*DATASET EXCERPT:*
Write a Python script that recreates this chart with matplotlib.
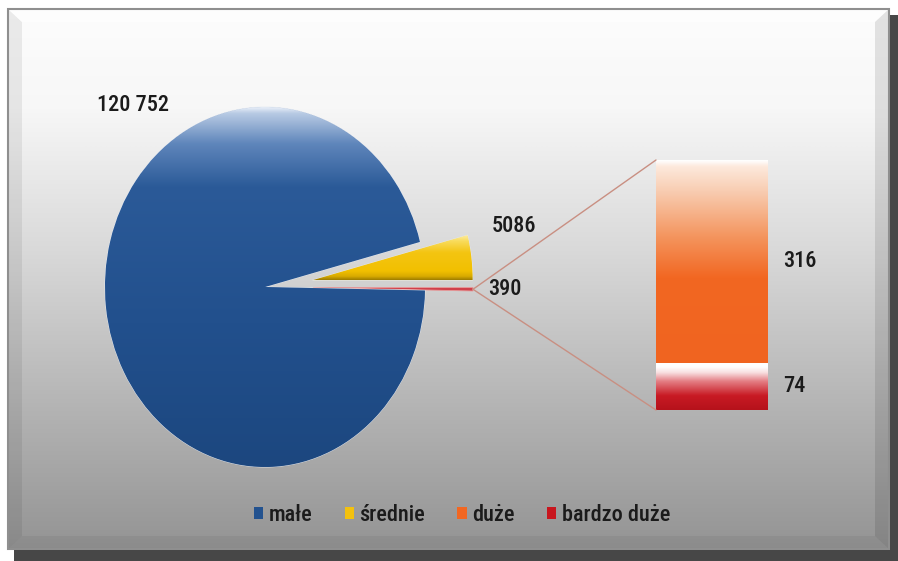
import numpy as np
import matplotlib
matplotlib.use('Agg')
import matplotlib.pyplot as plt
from matplotlib.patches import Patch, Rectangle, Polygon, ConnectionPatch
from matplotlib.colors import LinearSegmentedColormap

# ---- data ----
categories = ['małe', 'średnie', 'duże', 'bardzo duże']
values = [120752, 5086, 316, 74]
value_labels = ['120 752', '5086', '316', '74']
colors = ['#23528f', '#f3c10f', '#f26722', '#c8161e']

other_value = values[2] + values[3]          # 390
other_label = '390'

FONT = ['Roboto Condensed', 'Archivo Narrow', 'Barlow Semi Condensed', 'DejaVu Sans']
plt.rcParams['font.family'] = FONT
TXT = '#1b1b1b'
FW = 'medium'

W, H = 898, 561
fig = plt.figure(figsize=(W / 100, H / 100), dpi=100)

# ---- background with frame ----
bg = fig.add_axes([0, 0, 1, 1])
bg.set_xlim(0, W)
bg.set_ylim(H, 0)
bg.axis('off')
bg.add_patch(Rectangle((0, 0), W, H, color='white', zorder=0))
grad = np.interp(np.linspace(0, 1, 256), [0, 0.18, 0.45, 0.75, 1.0],
                 [0.99, 0.97, 0.85, 0.70, 0.58])
img = grad[:, None] * np.ones((1, 2))
bg.imshow(np.dstack([img, img, img]), extent=(8, 889, 549, 9), aspect='auto',
          interpolation='bilinear', zorder=1)
# bevels
bg.add_patch(Polygon([(8, 9), (22, 22), (22, 536), (8, 549)], closed=True,
                     color='#000000', alpha=0.07, lw=0, zorder=2))
bg.add_patch(Polygon([(8, 9), (889, 9), (875, 22), (22, 22)], closed=True,
                     color='#ffffff', alpha=0.6, lw=0, zorder=2))
bg.add_patch(Polygon([(889, 9), (889, 549), (875, 536), (875, 22)], closed=True,
                     color='#000000', alpha=0.10, lw=0, zorder=2))
bg.add_patch(Polygon([(8, 549), (889, 549), (875, 536), (22, 536)], closed=True,
                     color='#000000', alpha=0.05, lw=0, zorder=2))
bg.add_patch(Rectangle((8, 9), 881, 540, fill=False, ec='#8f8f8f', lw=1.5, zorder=3))
# dark shadow bands
bg.add_patch(Rectangle((14, 550), W - 14, 11, color='#474747', lw=0, zorder=3))
bg.add_patch(Rectangle((890, 15), 8, H - 15, color='#474747', lw=0, zorder=3))

# ---- pie ----
px_cx, px_cy, rx, ry = 265, 287, 160, 180
span = 1.4
ax = fig.add_axes([(px_cx - span * rx) / W, (H - px_cy - span * ry) / H,
                   2 * span * rx / W, 2 * span * ry / H])
ax.patch.set_alpha(0)
pie_vals = [other_value, values[1], values[0]]
pie_cols = ['#d0404a', colors[1], colors[0]]
total = sum(pie_vals)
start = -360 * other_value / total
wedges, _ = ax.pie(pie_vals, colors=pie_cols, startangle=start, counterclock=True,
                   explode=[0.30, 0.30, 0.0], radius=1.0,
                   wedgeprops=dict(lw=0.6, ec='#e6ebf3'))
wedges[0].set_edgecolor('#e79a9a')
ax.set_aspect('auto')
ax.axis('off')


def grad_fill(axis, patch, stops, cols):
    cmap = LinearSegmentedColormap.from_list('g', list(zip(stops, cols)))
    g = np.linspace(1, 0, 256)[:, None] * np.ones((1, 2))
    ext = patch.get_path().get_extents(patch.get_patch_transform())
    im = axis.imshow(g, cmap=cmap, vmin=0, vmax=1,
                     extent=(ext.x0, ext.x1, ext.y0, ext.y1),
                     aspect='auto', interpolation='bilinear',
                     zorder=patch.get_zorder() + 0.1)
    im.set_clip_path(patch)


grad_fill(ax, wedges[2], [0, 0.4, 0.78, 0.9, 0.985, 1.0],
          ['#1c477f', '#22508d', '#2b5a98', '#5f86bb', '#b9cbe4', '#e6edf7'])
grad_fill(ax, wedges[1], [0, 0.08, 0.2, 0.6, 0.85, 1.0],
          ['#9c7c00', '#d9ab00', '#f2c000', '#f4c512', '#f9dc5c', '#fdeeb0'])
ax.set_xlim(-span, span)
ax.set_ylim(-span, span)

# connector tip: outer point of the exploded "other" slice
w_other = wedges[0]
theta = np.deg2rad((w_other.theta1 + w_other.theta2) / 2)
ox, oy = w_other.center
tip = (ox + np.cos(theta), oy + np.sin(theta))

# ---- bar of the "other" slice ----
bx0, bx1, by0, by1 = 656, 768, 160, 410
bax = fig.add_axes([bx0 / W, (H - by1) / H, (bx1 - bx0) / W, (by1 - by0) / H])
bax.patch.set_alpha(0)
bars_bottom = bax.bar([0], [values[3]], width=1.0, color=colors[3], lw=0)
bars_top = bax.bar([0], [values[2]], bottom=[values[3]], width=1.0, color=colors[2], lw=0)
bax.axis('off')

grad_fill(bax, bars_top[0], [0, 0.42, 0.62, 0.85, 0.97, 1.0],
          ['#f06420', '#f26722', '#f4945d', '#f8cdb2', '#fde9dc', '#ffffff'])
grad_fill(bax, bars_bottom[0], [0, 0.3, 0.6, 0.78, 0.9, 1.0],
          ['#b5121b', '#c81a24', '#e47e84', '#f8dfe0', '#ffffff', '#ffffff'])
bax.set_xlim(-0.5, 0.5)
bax.set_ylim(0, other_value)

for yb in (1, 0):
    con = ConnectionPatch(xyA=tip, coordsA=ax.transData, xyB=(0, yb),
                          coordsB=bax.transAxes, color='#c98f82', lw=1.0, zorder=5)
    fig.add_artist(con)

# bar value labels
for val, ymid in ((value_labels[2], values[3] + values[2] / 2),
                  (value_labels[3], values[3] / 2)):
    bax.annotate(val, xy=(0.5, ymid), xytext=(11, 0),
                 textcoords='offset points', ha='left', va='center', fontsize=16,
                 color=TXT, weight=FW, annotation_clip=False)

# pie value labels
fig.text(97 / W, 1 - 105 / H, value_labels[0], ha='left', va='center', fontsize=16,
         color=TXT, weight=FW)
fig.text(492 / W, 1 - 226 / H, value_labels[1], ha='left', va='center', fontsize=16,
         color=TXT, weight=FW)
fig.text(488 / W, 1 - 289 / H, other_label, ha='left', va='center', fontsize=16,
         color=TXT, weight=FW)

# ---- legend ----
handles = [Patch(facecolor=c, edgecolor='none') for c in colors]
fig.legend(handles, categories, loc='center', bbox_to_anchor=(462 / W, 1 - 515 / H),
           ncol=4, frameon=False, prop=dict(size=16, weight=FW), handlelength=0.42,
           handleheight=0.42, handletextpad=0.25, columnspacing=1.45, labelcolor=TXT)

fig.savefig('out.png', dpi=100)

*WHAT YOU NEED TO DO:* Repeat the data exactly, dropping every picture it holds.

*ANSWER TO THE PROBLEM:*
Write a Python script that recreates this chart with matplotlib.
import numpy as np
import matplotlib
matplotlib.use('Agg')
import matplotlib.pyplot as plt
from matplotlib.patches import Patch, Rectangle, Polygon, ConnectionPatch
from matplotlib.colors import LinearSegmentedColormap

# ---- data ----
categories = ['małe', 'średnie', 'duże', 'bardzo duże']
values = [120752, 5086, 316, 74]
value_labels = ['120 752', '5086', '316', '74']
colors = ['#23528f', '#f3c10f', '#f26722', '#c8161e']

other_value = values[2] + values[3]          # 390
other_label = '390'

FONT = ['Roboto Condensed', 'Archivo Narrow', 'Barlow Semi Condensed', 'DejaVu Sans']
plt.rcParams['font.family'] = FONT
TXT = '#1b1b1b'
FW = 'medium'

W, H = 898, 561
fig = plt.figure(figsize=(W / 100, H / 100), dpi=100)

# ---- background with frame ----
bg = fig.add_axes([0, 0, 1, 1])
bg.set_xlim(0, W)
bg.set_ylim(H, 0)
bg.axis('off')
bg.add_patch(Rectangle((0, 0), W, H, color='white', zorder=0))
grad = np.interp(np.linspace(0, 1, 256), [0, 0.18, 0.45, 0.75, 1.0],
                 [0.99, 0.97, 0.85, 0.70, 0.58])
img = grad[:, None] * np.ones((1, 2))
bg.imshow(np.dstack([img, img, img]), extent=(8, 889, 549, 9), aspect='auto',
          interpolation='bilinear', zorder=1)
# bevels
bg.add_patch(Polygon([(8, 9), (22, 22), (22, 536), (8, 549)], closed=True,
                     color='#000000', alpha=0.07, lw=0, zorder=2))
bg.add_patch(Polygon([(8, 9), (889, 9), (875, 22), (22, 22)], closed=True,
                     color='#ffffff', alpha=0.6, lw=0, zorder=2))
bg.add_patch(Polygon([(889, 9), (889, 549), (875, 536), (875, 22)], closed=True,
                     color='#000000', alpha=0.10, lw=0, zorder=2))
bg.add_patch(Polygon([(8, 549), (889, 549), (875, 536), (22, 536)], closed=True,
                     color='#000000', alpha=0.05, lw=0, zorder=2))
bg.add_patch(Rectangle((8, 9), 881, 540, fill=False, ec='#8f8f8f', lw=1.5, zorder=3))
# dark shadow bands
bg.add_patch(Rectangle((14, 550), W - 14, 11, color='#474747', lw=0, zorder=3))
bg.add_patch(Rectangle((890, 15), 8, H - 15, color='#474747', lw=0, zorder=3))

# ---- pie ----
px_cx, px_cy, rx, ry = 265, 287, 160, 180
span = 1.4
ax = fig.add_axes([(px_cx - span * rx) / W, (H - px_cy - span * ry) / H,
                   2 * span * rx / W, 2 * span * ry / H])
ax.patch.set_alpha(0)
pie_vals = [other_value, values[1], values[0]]
pie_cols = ['#d0404a', colors[1], colors[0]]
total = sum(pie_vals)
start = -360 * other_value / total
wedges, _ = ax.pie(pie_vals, colors=pie_cols, startangle=start, counterclock=True,
                   explode=[0.30, 0.30, 0.0], radius=1.0,
                   wedgeprops=dict(lw=0.6, ec='#e6ebf3'))
wedges[0].set_edgecolor('#e79a9a')
ax.set_aspect('auto')
ax.axis('off')


def grad_fill(axis, patch, stops, cols):
    cmap = LinearSegmentedColormap.from_list('g', list(zip(stops, cols)))
    g = np.linspace(1, 0, 256)[:, None] * np.ones((1, 2))
    ext = patch.get_path().get_extents(patch.get_patch_transform())
    im = axis.imshow(g, cmap=cmap, vmin=0, vmax=1,
                     extent=(ext.x0, ext.x1, ext.y0, ext.y1),
                     aspect='auto', interpolation='bilinear',
                     zorder=patch.get_zorder() + 0.1)
    im.set_clip_path(patch)


grad_fill(ax, wedges[2], [0, 0.4, 0.78, 0.9, 0.985, 1.0],
          ['#1c477f', '#22508d', '#2b5a98', '#5f86bb', '#b9cbe4', '#e6edf7'])
grad_fill(ax, wedges[1], [0, 0.08, 0.2, 0.6, 0.85, 1.0],
          ['#9c7c00', '#d9ab00', '#f2c000', '#f4c512', '#f9dc5c', '#fdeeb0'])
ax.set_xlim(-span, span)
ax.set_ylim(-span, span)

# connector tip: outer point of the exploded "other" slice
w_other = wedges[0]
theta = np.deg2rad((w_other.theta1 + w_other.theta2) / 2)
ox, oy = w_other.center
tip = (ox + np.cos(theta), oy + np.sin(theta))

# ---- bar of the "other" slice ----
bx0, bx1, by0, by1 = 656, 768, 160, 410
bax = fig.add_axes([bx0 / W, (H - by1) / H, (bx1 - bx0) / W, (by1 - by0) / H])
bax.patch.set_alpha(0)
bars_bottom = bax.bar([0], [values[3]], width=1.0, color=colors[3], lw=0)
bars_top = bax.bar([0], [values[2]], bottom=[values[3]], width=1.0, color=colors[2], lw=0)
bax.axis('off')

grad_fill(bax, bars_top[0], [0, 0.42, 0.62, 0.85, 0.97, 1.0],
          ['#f06420', '#f26722', '#f4945d', '#f8cdb2', '#fde9dc', '#ffffff'])
grad_fill(bax, bars_bottom[0], [0, 0.3, 0.6, 0.78, 0.9, 1.0],
          ['#b5121b', '#c81a24', '#e47e84', '#f8dfe0', '#ffffff', '#ffffff'])
bax.set_xlim(-0.5, 0.5)
bax.set_ylim(0, other_value)

for yb in (1, 0):
    con = ConnectionPatch(xyA=tip, coordsA=ax.transData, xyB=(0, yb),
                          coordsB=bax.transAxes, color='#c98f82', lw=1.0, zorder=5)
    fig.add_artist(con)

# bar value labels
for val, ymid in ((value_labels[2], values[3] + values[2] / 2),
                  (value_labels[3], values[3] / 2)):
    bax.annotate(val, xy=(0.5, ymid), xytext=(11, 0),
                 textcoords='offset points', ha='left', va='center', fontsize=16,
                 color=TXT, weight=FW, annotation_clip=False)

# pie value labels
fig.text(97 / W, 1 - 105 / H, value_labels[0], ha='left', va='center', fontsize=16,
         color=TXT, weight=FW)
fig.text(492 / W, 1 - 226 / H, value_labels[1], ha='left', va='center', fontsize=16,
         color=TXT, weight=FW)
fig.text(488 / W, 1 - 289 / H, other_label, ha='left', va='center', fontsize=16,
         color=TXT, weight=FW)

# ---- legend ----
handles = [Patch(facecolor=c, edgecolor='none') for c in colors]
fig.legend(handles, categories, loc='center', bbox_to_anchor=(462 / W, 1 - 515 / H),
           ncol=4, frameon=False, prop=dict(size=16, weight=FW), handlelength=0.42,
           handleheight=0.42, handletextpad=0.25, columnspacing=1.45, labelcolor=TXT)

fig.savefig('out.png', dpi=100)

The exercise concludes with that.